One may also need to apply a couple of other tricks to make sure that the tropical layers work right. For example, one can start the training just by using ReLU activation and then after everything is going right, we can replace ReLU activation with the more general tropical layers. By starting off with ReLU, we can ensure that $Im (f_{x})$ is large enough so that the tropical layers do not destroy too much information. Further training with tropical layers can only improve the network.
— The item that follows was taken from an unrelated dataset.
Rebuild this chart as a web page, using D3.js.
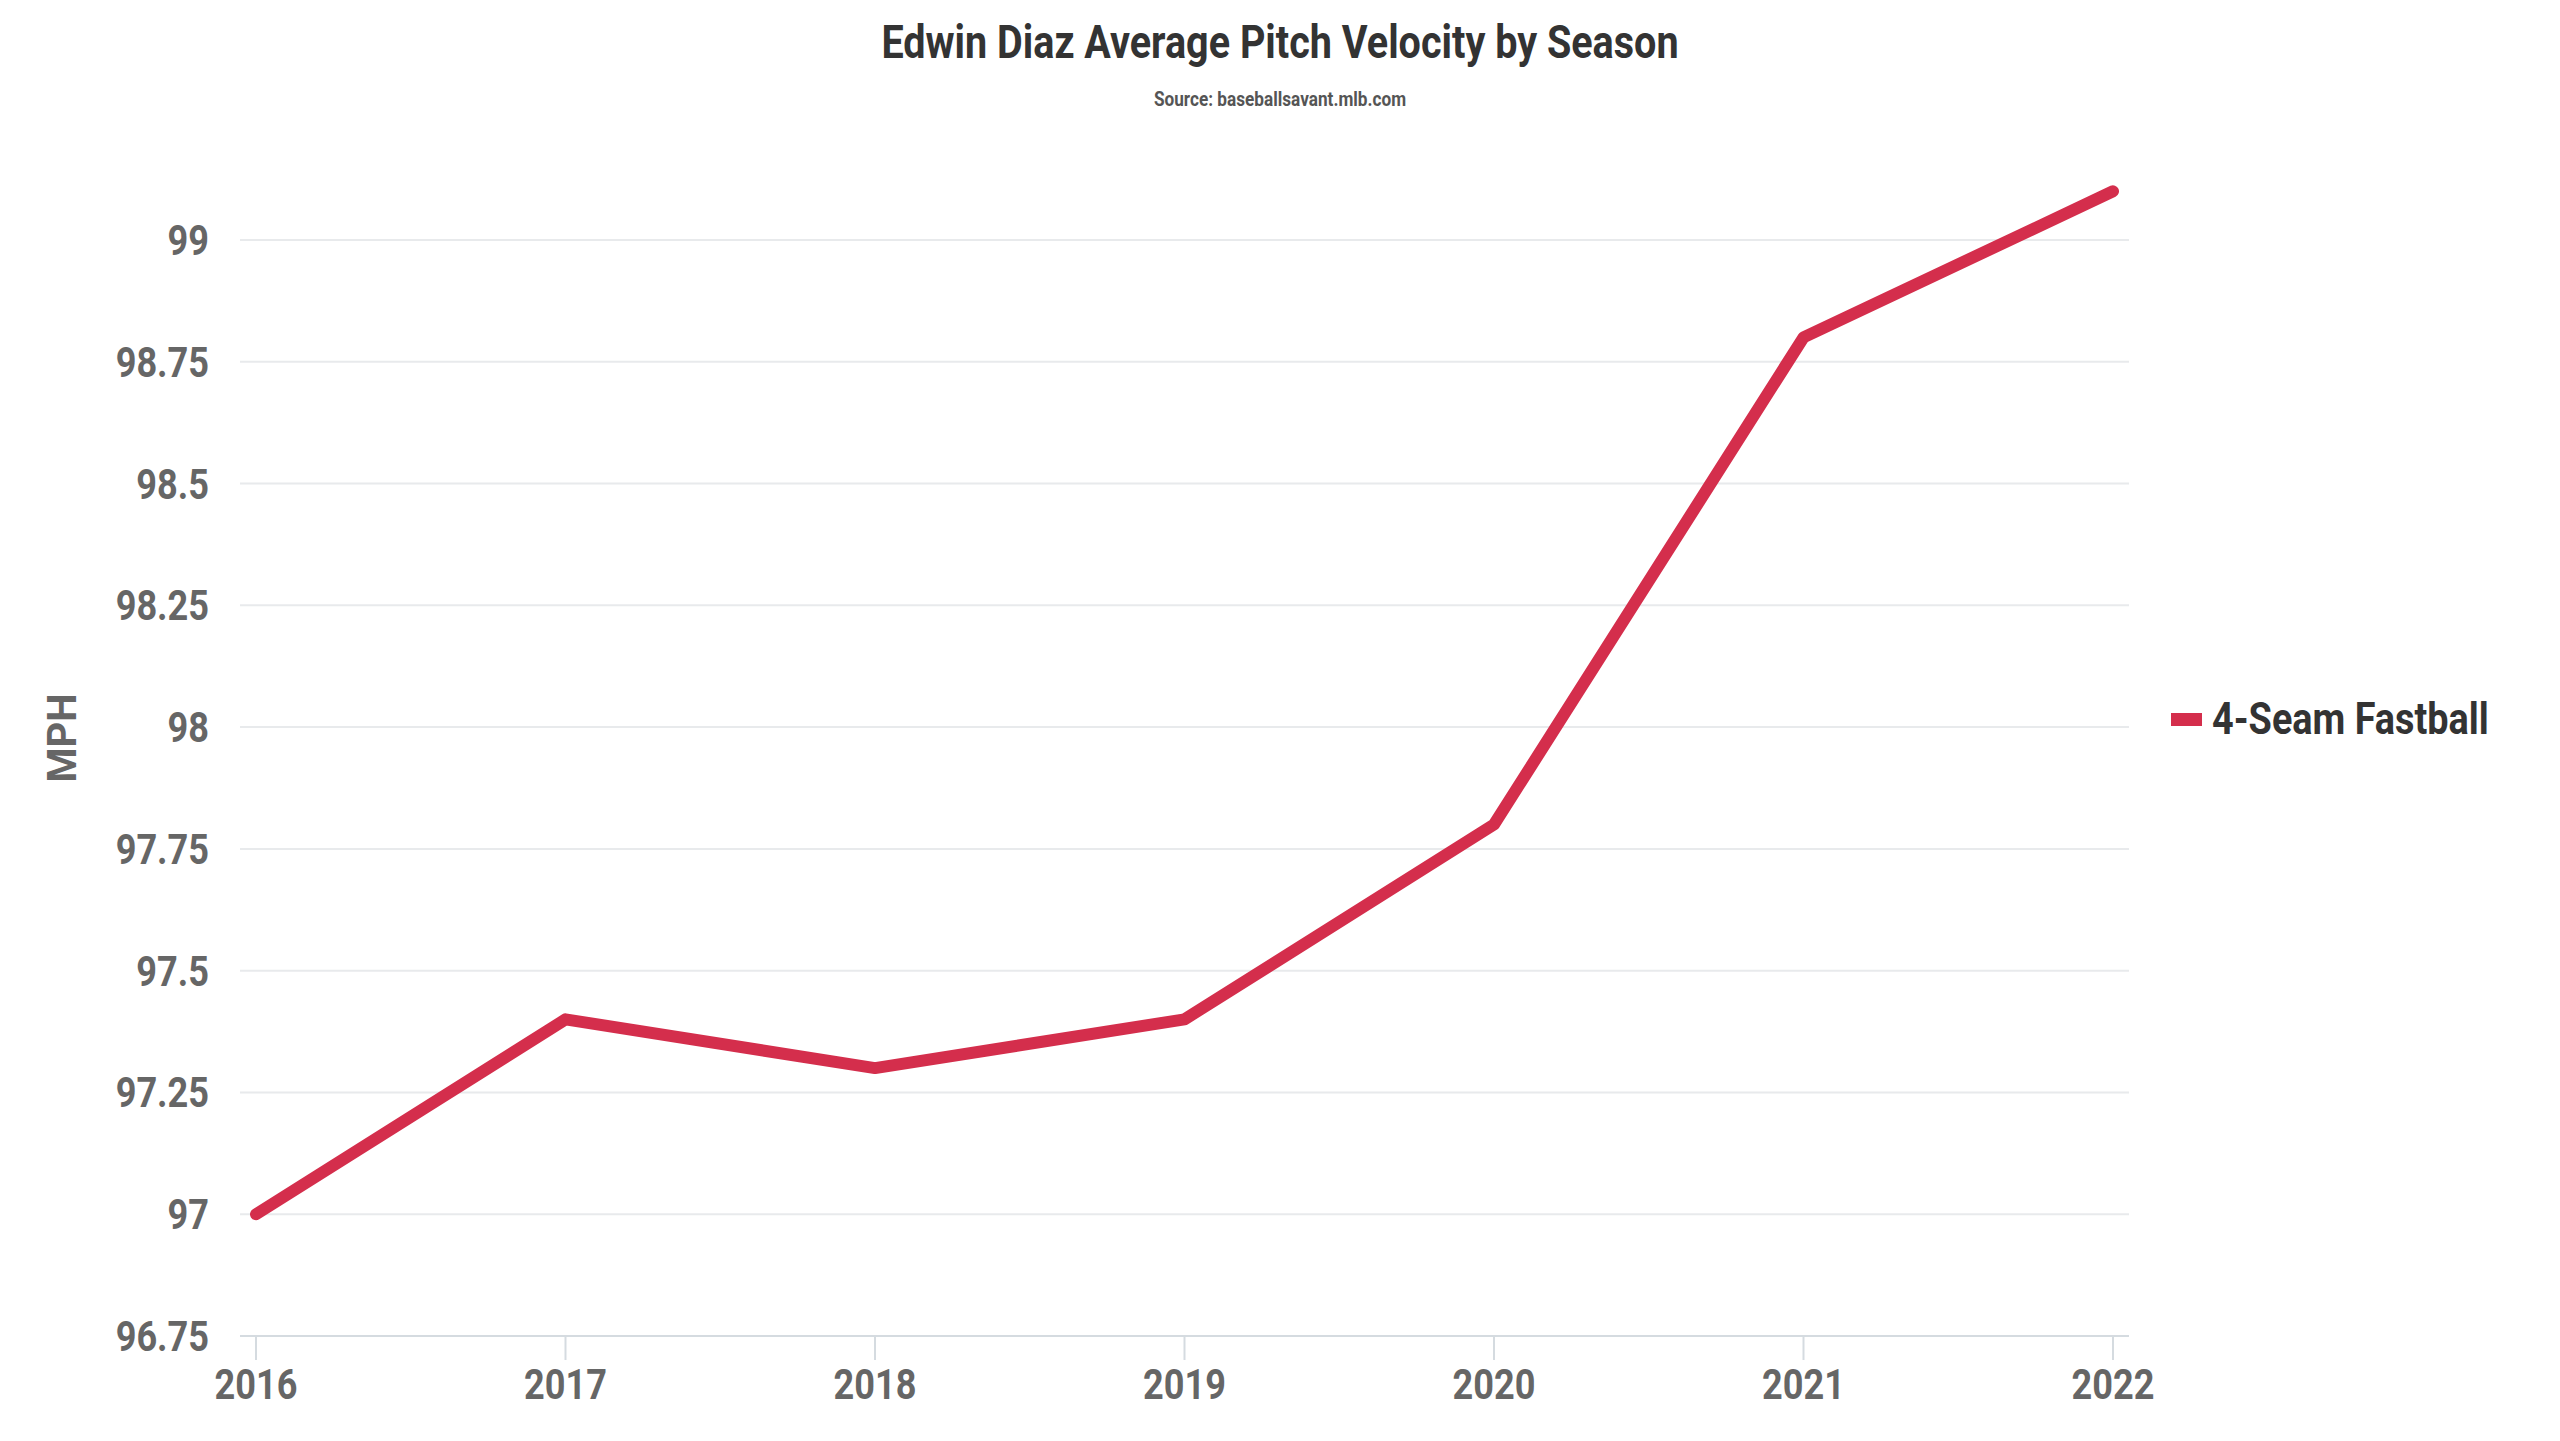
<!DOCTYPE html>
<html><head><meta charset="utf-8">
<script src="https://cdn.jsdelivr.net/npm/d3@7"></script>
<style>body{margin:0;background:#fff}text{font-family:Roboto,sans-serif}</style>
</head><body>
<svg id="c" width="2560" height="1441"></svg>
<script>
const years = [2016, 2017, 2018, 2019, 2020, 2021, 2022];
const velocity = [97.0, 97.4, 97.3, 97.4, 97.8, 98.8, 99.1];
const yTicks = [96.75, 97, 97.25, 97.5, 97.75, 98, 98.25, 98.5, 98.75, 99];
const seriesName = "4-Seam Fastball";
const svg = d3.select("#c");
const x = d3.scalePoint().domain(years).range([256, 2113]);
const y = d3.scaleLinear().domain([96.75, 99]).range([1336, 240]);
const cond = "scale(0.86,1)";
function ctext(g, x0, y0, txt, size, color, anchor) {
  return g.append("text").attr("transform", `translate(${x0},${y0}) ${cond}`)
    .attr("text-anchor", anchor).attr("font-size", size).attr("font-weight", 700)
    .attr("fill", color).text(txt);
}
ctext(svg, 1280, 58, "Edwin Diaz Average Pitch Velocity by Season", 46, "#333", "middle");
ctext(svg, 1280, 106, "Source: baseballsavant.mlb.com", 20, "#555", "middle");
// grid
svg.append("g").selectAll("line").data(yTicks).join("line")
  .attr("x1", 240).attr("x2", 2129).attr("y1", d => y(d)).attr("y2", d => y(d))
  .attr("stroke", d => d === 96.75 ? "#d5dbe0" : "#e8eaec").attr("stroke-width", 2);
// x ticks
svg.append("g").selectAll("line").data(years).join("line")
  .attr("x1", d => x(d)).attr("x2", d => x(d)).attr("y1", 1337).attr("y2", 1360)
  .attr("stroke", "#d5dbe0").attr("stroke-width", 2);
const yl = svg.append("g");
yTicks.forEach(t => ctext(yl, 209, y(t) + 15, String(t), 42, "#666", "end"));
const xl = svg.append("g");
years.forEach(t => ctext(xl, x(t), 1399, String(t), 42, "#666", "middle"));
svg.append("text").attr("transform", "translate(76,738) rotate(-90)")
  .attr("text-anchor", "middle").attr("font-size", 40).attr("font-weight", 700)
  .attr("fill", "#666").text("MPH");
svg.append("path").datum(years.map((yr, i) => [yr, velocity[i]]))
  .attr("d", d3.line().x(d => x(d[0])).y(d => y(d[1])))
  .attr("fill", "none").attr("stroke", "#d42e4c").attr("stroke-width", 12)
  .attr("stroke-linecap", "round").attr("stroke-linejoin", "round");
svg.append("rect").attr("x", 2171).attr("y", 713).attr("width", 31).attr("height", 13).attr("fill", "#d42e4c");
ctext(svg, 2212, 734, seriesName, 44, "#333", "start");
</script>
</body></html>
Any ReLU MLP can be turned into a composition of ordinary linear layers with tropical linear layers. Is there any reason why this would not work? I think I should do a couple of experiments with tropical matrix operations in the place of ReLU to see if it works and what should be done to optimize neural networks formed by interlacing tropical matrix operations with ordinary matrix operations. In an MLP, most of the parameters are the entries for a matrix in order to linearly transform a vector to another vector, but for some reason, we do not load the the activation layer with parameters.
I do not think that I have much more knowledge of tropical geometry than the average mathematician, so I do not think I am too biased in favor of tropical geometry.